▶ **Data extract**
** begin **

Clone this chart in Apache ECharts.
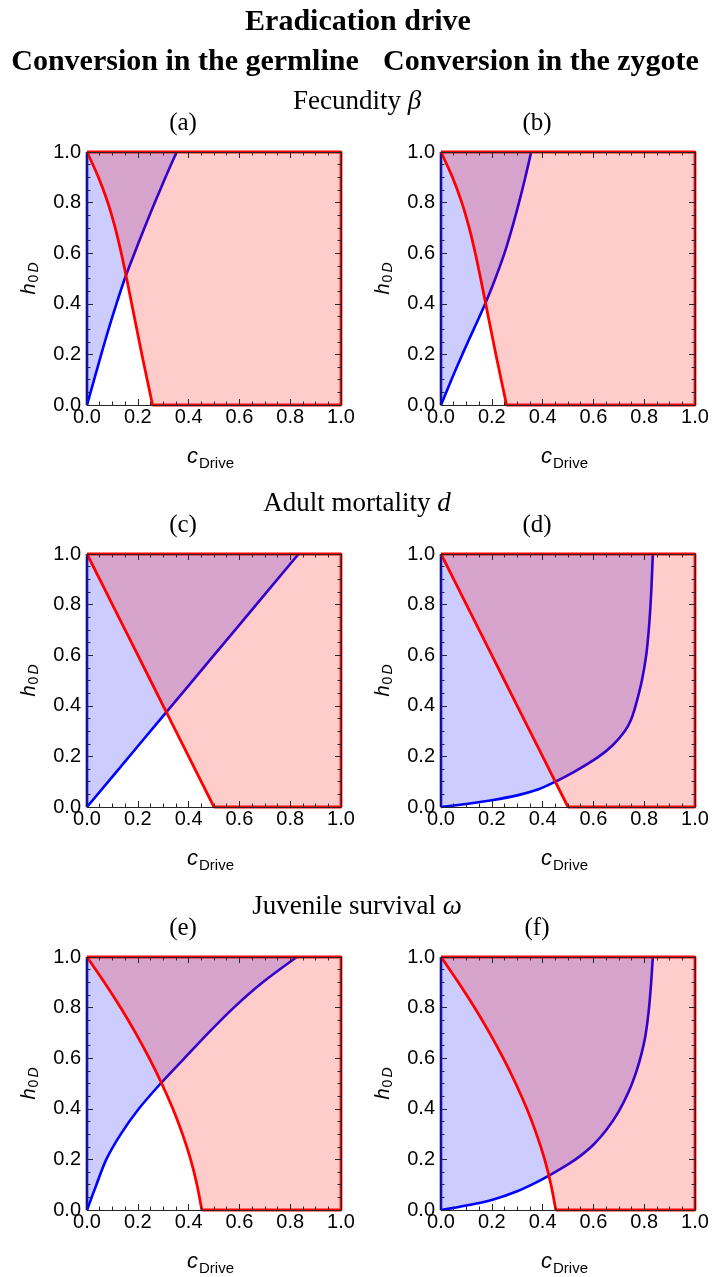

** end **
** begin **

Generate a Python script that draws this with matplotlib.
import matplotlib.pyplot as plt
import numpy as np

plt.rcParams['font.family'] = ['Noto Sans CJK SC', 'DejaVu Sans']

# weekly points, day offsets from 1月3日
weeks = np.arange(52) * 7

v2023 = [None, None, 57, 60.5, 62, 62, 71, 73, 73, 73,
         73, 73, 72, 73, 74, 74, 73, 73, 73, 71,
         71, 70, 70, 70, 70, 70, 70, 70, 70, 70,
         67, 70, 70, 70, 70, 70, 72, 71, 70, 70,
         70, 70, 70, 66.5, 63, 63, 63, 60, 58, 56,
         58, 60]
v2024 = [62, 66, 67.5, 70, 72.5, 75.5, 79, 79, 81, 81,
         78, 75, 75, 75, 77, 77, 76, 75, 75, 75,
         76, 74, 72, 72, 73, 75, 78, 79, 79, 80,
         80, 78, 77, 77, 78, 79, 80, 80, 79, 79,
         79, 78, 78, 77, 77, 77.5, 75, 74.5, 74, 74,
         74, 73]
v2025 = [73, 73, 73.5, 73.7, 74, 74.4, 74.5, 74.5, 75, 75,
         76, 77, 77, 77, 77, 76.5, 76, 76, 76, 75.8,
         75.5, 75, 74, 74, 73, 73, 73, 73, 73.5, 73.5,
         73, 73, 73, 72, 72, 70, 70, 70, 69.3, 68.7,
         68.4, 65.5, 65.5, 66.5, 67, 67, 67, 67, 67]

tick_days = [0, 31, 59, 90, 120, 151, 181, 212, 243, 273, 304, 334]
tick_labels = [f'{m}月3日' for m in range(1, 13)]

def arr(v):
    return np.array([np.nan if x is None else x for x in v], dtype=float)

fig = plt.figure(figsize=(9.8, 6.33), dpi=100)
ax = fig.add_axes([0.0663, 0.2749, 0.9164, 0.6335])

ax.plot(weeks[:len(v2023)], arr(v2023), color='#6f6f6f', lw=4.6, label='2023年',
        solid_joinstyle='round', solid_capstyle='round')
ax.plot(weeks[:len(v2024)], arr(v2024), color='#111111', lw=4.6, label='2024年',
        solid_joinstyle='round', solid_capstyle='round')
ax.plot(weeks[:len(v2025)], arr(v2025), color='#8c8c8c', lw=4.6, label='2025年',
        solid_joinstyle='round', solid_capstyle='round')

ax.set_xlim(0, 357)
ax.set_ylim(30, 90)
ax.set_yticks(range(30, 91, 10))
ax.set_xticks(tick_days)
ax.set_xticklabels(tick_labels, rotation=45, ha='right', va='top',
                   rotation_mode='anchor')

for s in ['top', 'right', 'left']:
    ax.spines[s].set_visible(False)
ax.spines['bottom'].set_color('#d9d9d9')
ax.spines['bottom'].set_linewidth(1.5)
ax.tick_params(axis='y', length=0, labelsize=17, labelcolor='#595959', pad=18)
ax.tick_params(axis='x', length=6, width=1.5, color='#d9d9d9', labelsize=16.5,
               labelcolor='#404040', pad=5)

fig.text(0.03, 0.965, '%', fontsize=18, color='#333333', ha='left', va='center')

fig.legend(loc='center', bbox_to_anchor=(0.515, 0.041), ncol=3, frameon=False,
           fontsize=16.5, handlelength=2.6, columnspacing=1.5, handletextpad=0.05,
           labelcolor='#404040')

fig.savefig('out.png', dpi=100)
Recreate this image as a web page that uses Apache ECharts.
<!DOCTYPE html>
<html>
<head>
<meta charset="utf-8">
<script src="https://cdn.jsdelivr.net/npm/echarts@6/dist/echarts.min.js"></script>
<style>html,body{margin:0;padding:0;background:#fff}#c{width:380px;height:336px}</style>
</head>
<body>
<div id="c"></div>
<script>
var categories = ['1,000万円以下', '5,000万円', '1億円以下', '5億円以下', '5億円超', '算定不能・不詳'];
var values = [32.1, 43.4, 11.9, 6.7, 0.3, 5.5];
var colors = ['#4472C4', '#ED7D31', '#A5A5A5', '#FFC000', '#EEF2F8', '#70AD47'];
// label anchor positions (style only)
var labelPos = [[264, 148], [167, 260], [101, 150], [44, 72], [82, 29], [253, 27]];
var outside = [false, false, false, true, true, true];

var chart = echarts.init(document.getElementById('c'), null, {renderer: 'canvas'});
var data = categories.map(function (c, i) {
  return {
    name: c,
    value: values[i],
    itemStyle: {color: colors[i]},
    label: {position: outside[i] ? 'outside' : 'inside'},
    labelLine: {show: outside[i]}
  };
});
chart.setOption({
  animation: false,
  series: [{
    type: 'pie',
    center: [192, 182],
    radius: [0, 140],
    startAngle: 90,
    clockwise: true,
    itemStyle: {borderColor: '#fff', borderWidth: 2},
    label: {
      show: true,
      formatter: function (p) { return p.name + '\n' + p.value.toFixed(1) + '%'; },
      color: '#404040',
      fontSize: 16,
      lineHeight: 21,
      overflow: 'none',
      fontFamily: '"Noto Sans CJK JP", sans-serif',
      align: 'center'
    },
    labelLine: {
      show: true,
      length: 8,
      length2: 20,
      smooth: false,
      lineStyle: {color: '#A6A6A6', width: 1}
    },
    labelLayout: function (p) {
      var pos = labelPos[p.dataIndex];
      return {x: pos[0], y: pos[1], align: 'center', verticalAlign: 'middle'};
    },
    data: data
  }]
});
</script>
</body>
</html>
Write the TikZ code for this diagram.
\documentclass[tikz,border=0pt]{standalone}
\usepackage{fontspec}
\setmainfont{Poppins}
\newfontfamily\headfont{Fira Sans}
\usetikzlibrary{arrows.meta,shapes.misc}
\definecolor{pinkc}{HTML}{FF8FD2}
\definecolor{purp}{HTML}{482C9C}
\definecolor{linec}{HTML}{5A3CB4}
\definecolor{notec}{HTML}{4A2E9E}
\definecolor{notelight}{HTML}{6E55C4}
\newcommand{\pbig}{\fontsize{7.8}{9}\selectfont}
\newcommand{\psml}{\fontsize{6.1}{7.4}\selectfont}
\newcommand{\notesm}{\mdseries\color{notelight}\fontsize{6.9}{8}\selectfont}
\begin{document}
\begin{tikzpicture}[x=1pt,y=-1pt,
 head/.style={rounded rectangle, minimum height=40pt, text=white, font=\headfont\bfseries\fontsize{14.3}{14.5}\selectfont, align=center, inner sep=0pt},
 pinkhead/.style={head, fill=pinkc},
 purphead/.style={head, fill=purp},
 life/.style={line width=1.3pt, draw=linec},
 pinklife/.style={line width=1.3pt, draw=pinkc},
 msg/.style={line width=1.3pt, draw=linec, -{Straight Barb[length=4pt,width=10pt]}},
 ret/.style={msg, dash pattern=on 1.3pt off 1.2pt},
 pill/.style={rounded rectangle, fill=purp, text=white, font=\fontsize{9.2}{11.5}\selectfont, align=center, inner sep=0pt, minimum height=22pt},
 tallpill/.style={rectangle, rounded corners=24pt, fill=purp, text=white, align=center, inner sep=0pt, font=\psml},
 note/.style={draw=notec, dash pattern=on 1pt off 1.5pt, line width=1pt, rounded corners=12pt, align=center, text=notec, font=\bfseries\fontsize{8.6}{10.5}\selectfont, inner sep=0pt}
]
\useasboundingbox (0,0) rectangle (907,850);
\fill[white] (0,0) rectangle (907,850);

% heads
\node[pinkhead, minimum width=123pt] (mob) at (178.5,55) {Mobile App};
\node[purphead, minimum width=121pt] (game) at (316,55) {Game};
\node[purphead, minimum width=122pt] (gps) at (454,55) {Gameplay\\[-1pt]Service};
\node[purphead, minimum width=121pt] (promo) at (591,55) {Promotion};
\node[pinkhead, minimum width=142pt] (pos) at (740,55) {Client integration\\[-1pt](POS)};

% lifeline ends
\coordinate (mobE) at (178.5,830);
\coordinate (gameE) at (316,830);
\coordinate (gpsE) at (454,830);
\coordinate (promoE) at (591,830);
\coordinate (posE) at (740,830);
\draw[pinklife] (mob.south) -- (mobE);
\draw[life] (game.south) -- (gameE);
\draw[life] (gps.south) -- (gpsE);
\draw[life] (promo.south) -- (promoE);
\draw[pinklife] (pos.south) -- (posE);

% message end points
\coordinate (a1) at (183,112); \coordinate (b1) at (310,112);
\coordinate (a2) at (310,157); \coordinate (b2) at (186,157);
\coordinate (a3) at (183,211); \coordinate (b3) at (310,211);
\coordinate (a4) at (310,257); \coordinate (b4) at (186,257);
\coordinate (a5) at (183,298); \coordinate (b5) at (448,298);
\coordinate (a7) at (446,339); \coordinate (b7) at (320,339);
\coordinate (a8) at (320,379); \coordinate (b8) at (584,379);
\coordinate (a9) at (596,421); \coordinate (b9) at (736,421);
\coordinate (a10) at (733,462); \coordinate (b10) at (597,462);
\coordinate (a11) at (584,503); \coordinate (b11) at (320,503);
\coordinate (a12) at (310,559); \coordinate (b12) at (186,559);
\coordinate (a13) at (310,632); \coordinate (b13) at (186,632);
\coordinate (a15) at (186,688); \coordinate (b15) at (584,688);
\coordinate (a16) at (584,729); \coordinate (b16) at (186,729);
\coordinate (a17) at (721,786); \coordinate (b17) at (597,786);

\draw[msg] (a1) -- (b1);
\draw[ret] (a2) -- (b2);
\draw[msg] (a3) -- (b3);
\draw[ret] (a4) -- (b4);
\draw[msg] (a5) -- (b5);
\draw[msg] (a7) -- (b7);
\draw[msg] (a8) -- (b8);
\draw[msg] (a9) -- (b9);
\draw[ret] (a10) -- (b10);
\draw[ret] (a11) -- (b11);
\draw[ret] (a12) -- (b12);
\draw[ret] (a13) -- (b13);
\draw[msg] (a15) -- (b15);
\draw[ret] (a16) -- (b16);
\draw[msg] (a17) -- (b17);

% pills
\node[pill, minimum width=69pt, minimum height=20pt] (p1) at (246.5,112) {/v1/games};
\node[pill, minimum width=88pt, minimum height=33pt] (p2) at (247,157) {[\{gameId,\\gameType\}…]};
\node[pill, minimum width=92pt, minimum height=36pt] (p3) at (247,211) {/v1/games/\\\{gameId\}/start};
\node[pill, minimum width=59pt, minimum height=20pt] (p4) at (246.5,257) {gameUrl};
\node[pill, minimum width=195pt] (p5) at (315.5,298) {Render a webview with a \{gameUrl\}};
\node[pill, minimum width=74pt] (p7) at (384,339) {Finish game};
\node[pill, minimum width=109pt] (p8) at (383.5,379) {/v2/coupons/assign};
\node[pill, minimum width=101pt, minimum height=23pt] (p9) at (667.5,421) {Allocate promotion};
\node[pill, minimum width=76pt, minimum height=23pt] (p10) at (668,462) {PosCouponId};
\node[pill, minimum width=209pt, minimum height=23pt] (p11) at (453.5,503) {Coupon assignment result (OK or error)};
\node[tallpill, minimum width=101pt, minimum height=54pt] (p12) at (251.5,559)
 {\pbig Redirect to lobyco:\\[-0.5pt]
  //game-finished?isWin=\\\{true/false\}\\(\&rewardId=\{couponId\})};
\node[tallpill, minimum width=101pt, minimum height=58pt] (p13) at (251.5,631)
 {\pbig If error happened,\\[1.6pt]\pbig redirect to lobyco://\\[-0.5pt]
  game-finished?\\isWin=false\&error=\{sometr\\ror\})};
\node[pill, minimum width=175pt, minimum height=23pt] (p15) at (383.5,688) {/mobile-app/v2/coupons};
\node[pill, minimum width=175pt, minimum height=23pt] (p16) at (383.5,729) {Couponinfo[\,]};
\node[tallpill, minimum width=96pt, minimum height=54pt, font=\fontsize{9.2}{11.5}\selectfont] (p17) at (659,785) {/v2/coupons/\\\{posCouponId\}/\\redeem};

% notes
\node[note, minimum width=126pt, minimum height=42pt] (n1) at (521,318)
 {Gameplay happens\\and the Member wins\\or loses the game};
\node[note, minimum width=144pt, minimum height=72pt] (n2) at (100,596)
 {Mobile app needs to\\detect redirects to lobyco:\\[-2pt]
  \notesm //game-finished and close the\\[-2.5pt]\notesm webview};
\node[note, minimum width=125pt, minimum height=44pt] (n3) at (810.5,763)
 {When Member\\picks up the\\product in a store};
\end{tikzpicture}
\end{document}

** end **
** begin **

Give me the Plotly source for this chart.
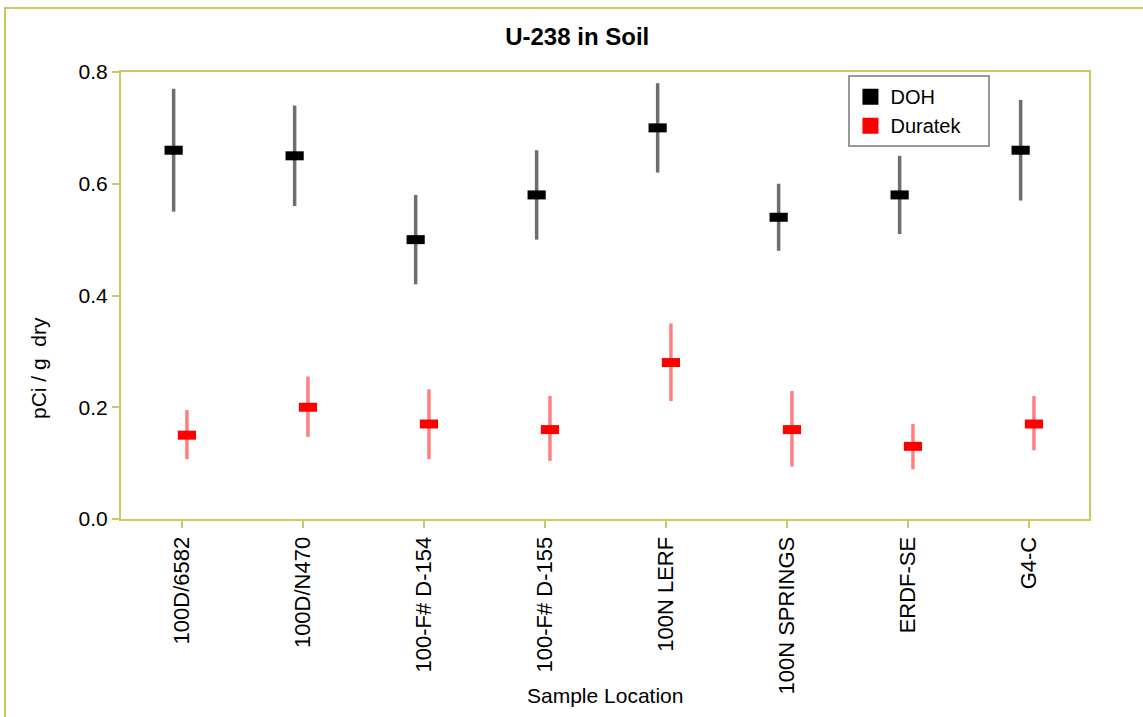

** end **

▶ **Your goal**
Copy out the lines in which the string "Apache" appears.

▶ **Result**
Clone this chart in Apache ECharts.
Recreate this image as a web page that uses Apache ECharts.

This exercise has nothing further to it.